Seria o primeiro milagre dos novos santos, que foram alçados aos nichos não por obrarem algum, mas por abraçarem a morte em nome da crença. Ignoro a razão para a igreja preferir esse tipo de santo, embora compreenda que, na hierarquia das motivações, o martírio seja tão (ou até mais) elevado espiritualmente quanto o milagre. Mas sei que a escolha não me parece boa para os devotos.

A eles seria mais vantajoso se a igreja houvesse canonizado o padre João Maria ou os bandidos Jararaca e Baracho, que gozam de boa reputação como intercessores pelos potiguaras em busca de graças sobrenaturais. Mas, coitados, a causa dos três é defendida apenas pela devoção popular, que deposita em seus túmulos fiapos de esperança e outras bugigangas sem valor de troca no balcão da fé. Falta-lhes o fundamental: a unção de um príncipe, a auréola oficial.

Não creio que a falta do selo de santidade diminua o prestígio do trio com os caçadores de milagres. Quem os procura já é, ao seu modo, um mártir, curtido na sofrência de ser regido por semideuses cujo poder é piorar as vidas que tocam. E, em função disso, preferirá a expectativa incerta do milagre à certeza de comprar pelo sofrimento uma patente de santo.

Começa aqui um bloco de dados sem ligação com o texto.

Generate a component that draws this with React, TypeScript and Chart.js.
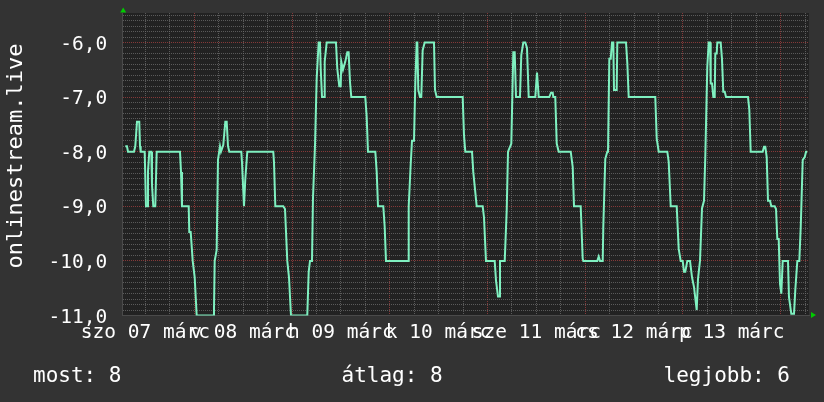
import React, { useEffect, useRef } from 'react';
import { Chart, registerables } from 'chart.js';

Chart.register(...registerables);

// Time in hours since 2020-03-07 00:00
const hours = [
  7.06, 7.47, 7.72, 9.19, 9.51, 9.93, 10.49, 10.67, 10.84, 11.82, 12.14, 12.46, 12.63, 12.95, 13.44, 13.61, 13.93, 14.42, 14.77,
  20.49, 20.74, 20.98, 22.63, 22.77, 23.12, 23.61, 24.1, 24.59, 28.67, 28.84, 29.01, 29.5, 29.82, 30.31, 30.56, 31.12, 31.62,
  31.96, 32.28, 32.6, 35.55, 35.72, 36.21, 36.53, 37.02, 43.4, 43.58, 43.9, 45.86, 46.28, 46.84, 47.26, 47.75, 51.75, 52.1,
  52.42, 52.91, 53.15, 53.65, 54.06, 54.55, 54.87, 55.05, 55.37, 55.86, 56.03, 56.52, 58.8, 59.12, 59.61, 59.96, 60.1, 60.52,
  61.09, 61.58, 61.9, 62.24, 62.56, 66.0, 66.34, 66.66, 68.46, 68.8, 69.12, 70.42, 70.76, 71.08, 76.49, 76.66, 77.15, 77.47,
  77.96, 78.28, 78.62, 78.77, 79.02, 79.43, 79.75, 80.09, 80.59, 82.87, 83.12, 83.54, 89.92, 90.24, 90.56, 92.21, 92.52, 93.36,
  94.83, 95.15, 95.64, 97.78, 98.1, 98.59, 98.84, 99.08, 100.24, 100.73, 101.05, 101.86, 102.35, 102.69, 103.01, 103.99,
  104.31, 104.8, 105.3, 105.71, 106.13, 107.75, 108.17, 108.59, 111.19, 111.61, 112.03, 112.17, 112.66, 113.01, 113.5,
  116.45, 116.94, 117.26, 118.9, 119.39, 119.54, 122.98, 123.32, 123.64, 124.31, 124.45, 124.94, 125.43, 125.61, 125.93,
  126.27, 126.59, 126.91, 127.08, 127.74, 127.89, 130.03, 130.35, 130.69, 137.22, 137.57, 138.06, 140.17, 140.51, 141.01,
  142.48, 142.97, 143.46, 143.95, 144.27, 144.59, 145.08, 145.75, 146.24, 146.73, 147.39, 147.71, 148.2, 148.69, 149.18,
  149.5, 149.99, 150.34, 150.66, 150.83, 151.15, 151.47, 151.81, 151.96, 152.3, 152.45, 153.28, 153.6, 153.92, 154.27,
  154.59, 159.99, 160.31, 160.65, 163.6, 163.92, 164.24, 164.58, 164.9, 165.39, 165.71, 166.55, 166.87, 167.19, 167.53,
  167.85, 168.17, 168.51, 169.49, 169.81, 170.05, 170.62, 171.29, 171.6, 172.1, 172.59, 172.94, 173.43, 173.92, 174.24, 174.55,
];

const values = [
  -7.9, -7.9, -8.0, -8.0, -7.9, -7.45, -7.45, -7.9, -8.0, -8.0, -9.0, -9.0, -8.37, -8.0, -8.0, -8.6, -9.0, -9.0, -8.0,
  -8.0, -8.37, -9.0, -9.0, -9.47, -9.47, -10.0, -10.3, -11.0, -11.0, -10.9, -10.0, -9.8, -8.15, -7.9, -8.0, -7.88, -7.45,
  -7.45, -7.9, -8.0, -8.0, -8.2, -9.0, -8.5, -8.0, -8.0, -8.2, -9.0, -9.0, -9.05, -10.0, -10.3, -11.0, -11.0, -10.2,
  -10.0, -10.0, -8.86, -7.88, -6.66, -6.0, -6.0, -6.48, -7.0, -7.0, -6.35, -6.0, -6.0, -6.48, -6.8, -6.8, -6.35, -6.5,
  -6.35, -6.18, -6.18, -6.72, -7.0, -7.0, -7.36, -8.0, -8.0, -8.37, -9.0, -9.0, -9.37, -10.0, -10.0, -9.0, -8.23, -7.8,
  -7.8, -6.75, -6.0, -6.0, -6.87, -7.0, -7.0, -6.14, -6.0, -6.0, -6.87, -7.0, -7.0, -7.7, -8.0, -8.0, -8.37, -9.0,
  -9.0, -9.2, -10.0, -10.0, -10.36, -10.65, -10.65, -10.0, -10.0, -9.07, -8.0, -7.85, -6.18, -6.18, -7.0, -7.0,
  -6.23, -6.0, -6.0, -6.1, -7.0, -7.0, -6.55, -7.0, -7.0, -6.92, -6.92, -7.0, -7.0, -7.85, -8.0,
  -8.0, -8.28, -9.0, -9.0, -9.96, -10.0, -10.0, -9.92, -10.0, -10.0, -9.38, -8.13, -8.0, -8.0, -6.3,
  -6.3, -6.0, -6.0, -6.87, -6.87, -6.0, -6.0, -6.38, -7.0, -7.0, -7.76, -8.0, -8.0, -8.18, -9.0,
  -9.0, -9.78, -10.0, -10.0, -10.2, -10.2, -10.0, -10.0, -10.3, -10.48, -10.9, -10.33, -10.0, -9.04, -8.9,
  -8.1, -6.45, -6.0, -6.0, -6.75, -6.75, -7.0, -7.0, -6.2, -6.2, -6.0, -6.0, -6.3, -6.9, -6.9,
  -7.0, -7.0, -7.23, -8.0, -8.0, -7.91, -7.91, -8.1, -8.9, -8.9, -9.0, -9.0, -9.05, -9.6, -9.6,
  -10.42, -10.6, -10.0, -10.0, -10.0, -10.66, -10.97, -10.97, -10.54, -10.0, -10.0, -9.38, -8.15, -8.1, -8.0, -8.0,
];

const dayLabels = ['szo 07 márc', 'v 08 márc', 'h 09 márc', 'k 10 márc', 'sze 11 márc', 'cs 12 márc', 'p 13 márc'];
const dayLabelHours = [12, 36, 60, 84, 108, 132, 156];
const xGridHours = [12, 18, 24, 30, 36, 42, 48, 54, 60, 66, 72, 78, 84, 90, 96, 102, 108, 114, 120, 126, 132, 138, 144, 150, 156, 162, 168, 174];
const yTitle = 'onlinestream.live';
const legendTexts = ['most: 8', 'átlag: 8', 'legjobb: 6'];

const X_MIN = 6.42;
const X_MAX = 174.97;
const Y_MIN = -11;
const Y_MAX = -5.46;

const FONT = 'DejaVu Sans Mono';
const BG = '#333333';
const PLOT_BG = '#222222';
const GRID_MINOR = 'rgba(110,110,110,0.75)';
const GRID_MAJOR = 'rgba(150,60,60,0.85)';
const LINE = '#7ff0c0';
const ARROW = '#00cc00';

const decor = {
  id: 'decor',
  beforeDraw(chart: any) {
    const { ctx, chartArea: a } = chart;
    ctx.save();
    ctx.fillStyle = BG;
    ctx.fillRect(0, 0, chart.width, chart.height);
    ctx.fillStyle = PLOT_BG;
    ctx.fillRect(a.left, a.top, a.right - a.left, a.bottom - a.top);
    ctx.restore();
  },
  afterDraw(chart: any) {
    const { ctx, chartArea: a } = chart;
    ctx.save();
    ctx.fillStyle = '#ffffff';
    ctx.font = `22px "${FONT}"`;
    ctx.textAlign = 'center';
    ctx.textBaseline = 'middle';
    ctx.translate(16, 156);
    ctx.rotate(-Math.PI / 2);
    ctx.fillText(yTitle, 0, 0);
    ctx.restore();

    ctx.save();
    ctx.fillStyle = '#ffffff';
    ctx.font = `21px "${FONT}"`;
    ctx.textBaseline = 'alphabetic';
    ctx.textAlign = 'left';
    ctx.fillText(legendTexts[0], 33, 381.5);
    ctx.fillText(legendTexts[1], 341.5, 381.5);
    ctx.textAlign = 'right';
    ctx.fillText(legendTexts[2], 790, 381.5);

    ctx.fillStyle = ARROW;
    ctx.beginPath();
    ctx.moveTo(a.left - 2.5, a.top - 0.5);
    ctx.lineTo(a.left + 3.5, a.top - 0.5);
    ctx.lineTo(a.left + 0.5, a.top - 5.5);
    ctx.closePath();
    ctx.fill();
    ctx.beginPath();
    ctx.moveTo(a.right + 2, a.bottom - 3.5);
    ctx.lineTo(a.right + 2, a.bottom + 2.5);
    ctx.lineTo(a.right + 7, a.bottom - 0.5);
    ctx.closePath();
    ctx.fill();
    ctx.restore();
  },
};

export default function App() {
  const ref = useRef<HTMLCanvasElement | null>(null);
  useEffect(() => {
    if (!ref.current) return;
    const chart = new Chart(ref.current, {
      type: 'line',
      data: {
        datasets: [
          {
            data: hours.map((h, i) => ({ x: h, y: values[i] })),
            borderColor: LINE,
            borderWidth: 2,
            pointRadius: 0,
            tension: 0,
            fill: false,
          },
        ],
      },
      options: {
        responsive: false,
        animation: false,
        devicePixelRatio: 1,
        layout: { padding: { left: 0, right: 15, top: 13, bottom: 0 } },
        plugins: { legend: { display: false }, tooltip: { enabled: false } },
        scales: {
          x: {
            type: 'linear',
            min: X_MIN,
            max: X_MAX,
            afterBuildTicks: (s: any) => {
              s.ticks = xGridHours.map((v) => ({ value: v }));
            },
            afterFit: (s: any) => {
              s.height = 86.5;
              s.paddingLeft = 0;
              s.paddingRight = 0;
            },
            ticks: {
              autoSkip: false,
              maxRotation: 0,
              minRotation: 0,
              color: '#ffffff',
              padding: 5.5,
              font: { family: FONT, size: 19.5 },
              callback: (v: any) => {
                const i = dayLabelHours.indexOf(Number(v));
                return i >= 0 ? dayLabels[i] : '';
              },
            },
            grid: {
              drawTicks: false,
              lineWidth: 1,
              color: (ctx: any) => (ctx.tick && ctx.tick.value % 24 === 0 ? GRID_MAJOR : GRID_MINOR),
            },
            border: { display: true, color: '#4a4a4a', dash: [1, 1] },
          },
          y: {
            type: 'linear',
            min: Y_MIN,
            max: Y_MAX,
            afterBuildTicks: (s: any) => {
              const t: any[] = [];
              for (let i = 0; i <= 55; i++) t.push({ value: Math.round((Y_MIN + i * 0.1) * 10) / 10 });
              s.ticks = t;
            },
            afterFit: (s: any) => {
              s.width = 122.7;
              s.paddingTop = 0;
              s.paddingBottom = 0;
            },
            ticks: {
              autoSkip: false,
              color: '#ffffff',
              padding: 15.4,
              labelOffset: 2,
              font: { family: FONT, size: 19.5 },
              callback: (v: any) => {
                const n = Number(v);
                if (Math.abs(n - Math.round(n)) < 1e-6) return n.toFixed(1).replace('.', ',');
                return '';
              },
            },
            grid: {
              drawTicks: false,
              lineWidth: 1,
              color: (ctx: any) => {
                const n = ctx.tick ? ctx.tick.value : 0;
                return Math.abs(n - Math.round(n)) < 1e-6 ? GRID_MAJOR : GRID_MINOR;
              },
            },
            border: { display: true, color: '#4a4a4a', dash: [1, 1] },
          },
        },
      },
      plugins: [decor],
    } as any);
    return () => chart.destroy();
  }, []);

  return (
    <div style={{ position: 'fixed', left: 0, top: 0, width: 824, height: 402, background: BG }}>
      <canvas ref={ref} width={824} height={402} style={{ display: 'block', width: 824, height: 402 }} />
    </div>
  );
}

Nem o ateu mais renitente duvidará de que precisamos mais de pessoas do que de celebridades religiosas, de humanismo do que de transcendência, de milagres do que de martírios. Ainda que seja apenas o milagre banal de escolher bem o próximo altar ao qual elevar nossos desejos, como preces ou como insultos, nos negócios com os deuses ou com os pobres de espírito iguais a nós.

Pois se o que está no alto não consegue maravilhar, deixemos que nossas almas tão prosaicas cuidem de acertar as contas com o paraíso aqui mesmo, no círculo mundano em que cada um é o seu santo e faz os próprios milagres.